NEW YORK (AP) _ The Transportation Department is drafting safety guidelines that would raise the scrutiny of foreign airlines involved in ticket-sharing pacts with U.S. carriers, The Wall Street Journal reported today.

The guidelines, expected to be announced in early December, would force U.S. airlines to routinely assess the training, maintenance and other practices of their foreign partners, said the Journal, citing unidentified government and industry sources familiar with the issue.

Eventually the reviews could include a look at an airline’s security, the newspaper reported.

A department spokesman declined to comment, but said that Transportation Secretary Rodney Slater has pushed for the development of ``code-share safety guidelines that he hopes to announce shortly.″

Code-sharing deals between U.S. and foreign carriers have tripled in the past five years as U.S. airlines have sought to expand their international reach without adding to their fleets.

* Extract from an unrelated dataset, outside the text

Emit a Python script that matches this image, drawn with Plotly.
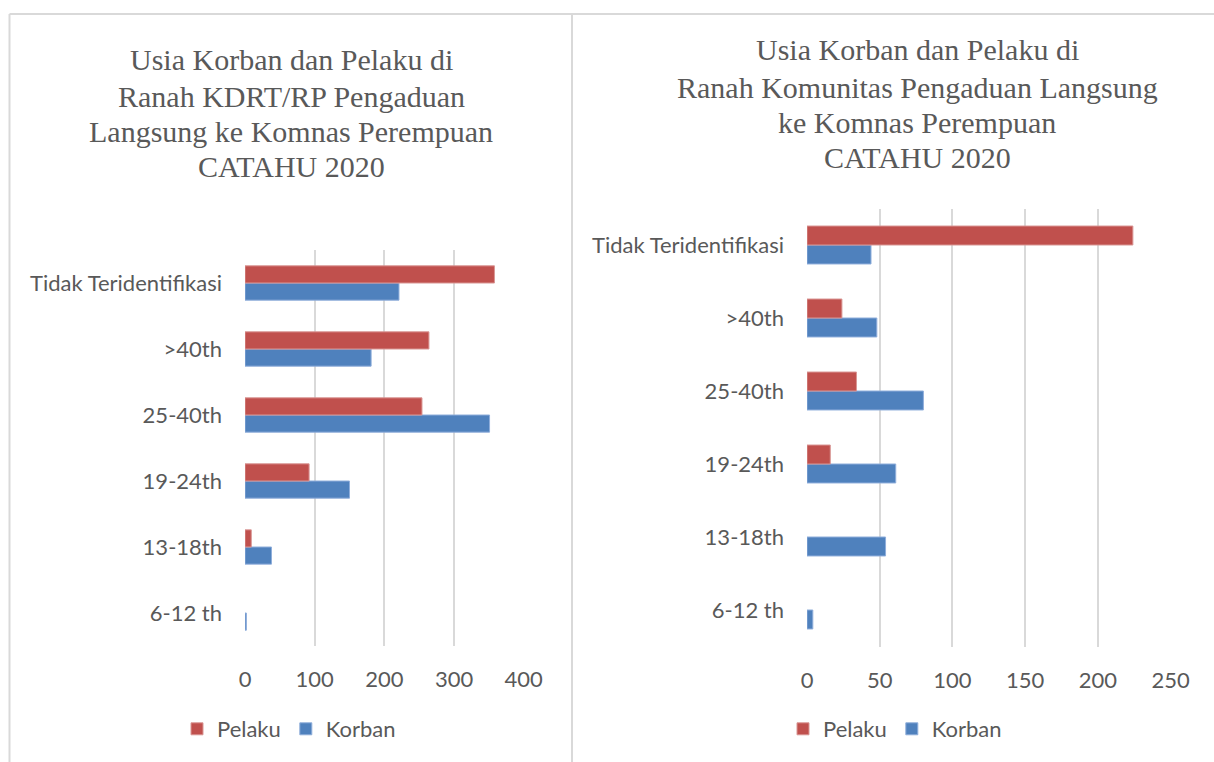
import plotly.graph_objects as go

W, H = 1214, 762

categories = ["6-12 th", "13-18th", "19-24th", "25-40th", ">40th", "Tidak Teridentifikasi"]

kdrt_pelaku = [0, 9, 92, 254, 264, 358]
kdrt_korban = [2, 38, 150, 351, 181, 221]

kom_pelaku = [0, 0, 16, 34, 24, 224]
kom_korban = [4, 54, 61, 80, 48, 44]

title_left = ["Usia Korban dan Pelaku di", "Ranah KDRT/RP Pengaduan",
              "Langsung ke Komnas Perempuan", "CATAHU 2020"]
title_right = ["Usia Korban dan Pelaku di", "Ranah Komunitas Pengaduan Langsung",
               "ke Komnas Perempuan", "CATAHU 2020"]

RED = "#C0504D"
BLUE = "#4F81BD"
TXT = "#595959"
GRID = "#D9D9D9"
SANS = "Lato, 'Open Sans', sans-serif"
SERIF = "'Liberation Serif', 'DejaVu Serif', serif"


def px(x):
    return x / W


def py(y):
    return 1 - y / H


def nz(vals):
    return [v if v else None for v in vals]


fig = go.Figure()

fig.add_trace(go.Bar(y=categories, x=nz(kdrt_korban), orientation="h", name="Korban",
                     marker=dict(color=BLUE, line=dict(color="#8FAEDB", width=1)),
                     xaxis="x", yaxis="y", legend="legend"))
fig.add_trace(go.Bar(y=categories, x=nz(kdrt_pelaku), orientation="h", name="Pelaku",
                     marker=dict(color=RED, line=dict(color="#D99694", width=1)),
                     xaxis="x", yaxis="y", legend="legend"))
fig.add_trace(go.Bar(y=categories, x=nz(kom_korban), orientation="h", name="Korban",
                     marker=dict(color=BLUE, line=dict(color="#8FAEDB", width=1)),
                     xaxis="x2", yaxis="y2", legend="legend2"))
fig.add_trace(go.Bar(y=categories, x=nz(kom_pelaku), orientation="h", name="Pelaku",
                     marker=dict(color=RED, line=dict(color="#D99694", width=1)),
                     xaxis="x2", yaxis="y2", legend="legend2"))

xcommon = dict(showgrid=True, gridcolor=GRID, gridwidth=2, zeroline=False, showline=False,
               tickfont=dict(family=SANS, size=22, color=TXT), ticks="", ticklabelstandoff=18,
               fixedrange=True, automargin=False)
ycommon = dict(showgrid=False, zeroline=False, showline=False, ticks="",
               tickfont=dict(family=SANS, size=22, color=TXT), ticklabelstandoff=22,
               categoryorder="array", categoryarray=categories, fixedrange=True,
               automargin=False)

annotations = []
for line, yc in zip(title_left, [60, 96, 131, 166]):
    annotations.append(dict(text=line, x=px(291), y=py(yc), xref="paper", yref="paper",
                            xanchor="center", yanchor="middle", showarrow=False,
                            font=dict(family=SERIF, size=30, color=TXT)))
for line, yc in zip(title_right, [49, 87, 122, 157]):
    annotations.append(dict(text=line, x=px(917), y=py(yc), xref="paper", yref="paper",
                            xanchor="center", yanchor="middle", showarrow=False,
                            font=dict(family=SERIF, size=30, color=TXT)))

fig.update_layout(
    width=W, height=H,
    margin=dict(l=0, r=0, t=0, b=0, autoexpand=False),
    paper_bgcolor="white", plot_bgcolor="white",
    barmode="group", bargap=0.48, bargroupgap=0,
    xaxis=dict(domain=[px(245), px(523.7)], range=[0, 400], dtick=100, anchor="y", **xcommon),
    yaxis=dict(domain=[py(646), py(250)], anchor="x", **ycommon),
    xaxis2=dict(domain=[px(807), px(1170.7)], range=[0, 250], dtick=50, anchor="y2", **xcommon),
    yaxis2=dict(domain=[py(646.5), py(208.5)], anchor="x2", **ycommon),
    legend=dict(orientation="h", x=px(289), y=py(729), xanchor="center", yanchor="middle",
                traceorder="reversed", font=dict(family=SANS, size=22, color=TXT),
                bgcolor="rgba(0,0,0,0)", itemwidth=30),
    legend2=dict(orientation="h", x=px(895), y=py(729), xanchor="center", yanchor="middle",
                 traceorder="reversed", font=dict(family=SANS, size=22, color=TXT),
                 bgcolor="rgba(0,0,0,0)", itemwidth=30),
    annotations=annotations,
    shapes=[
        dict(type="line", xref="paper", yref="paper", x0=px(9.5), x1=px(9.5), y0=py(14), y1=0,
             line=dict(color=GRID, width=2)),
        dict(type="line", xref="paper", yref="paper", x0=px(9.5), x1=1, y0=py(14), y1=py(14),
             line=dict(color=GRID, width=2)),
        dict(type="line", xref="paper", yref="paper", x0=px(572), x1=px(572), y0=py(14), y1=0,
             line=dict(color=GRID, width=2)),
    ],
    showlegend=True,
    hovermode=False,
)

fig.write_html("out.html", config={"displayModeBar": False},
               post_script="document.body.style.margin='0';document.body.style.overflow='hidden';")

Traditionally, U.S. authorities have had only limited control over foreign airlines’ operations, performing some direct inspections of incoming carriers but relying on foreign authorities to regulate their airlines.

But several major U.S. airlines already voluntarily take part in reviews of their partners in ticket-sharing pacts. Such reviews include assessments at least every two years that take into account accident and incident rates, financial and economic conditions, and age of equipment.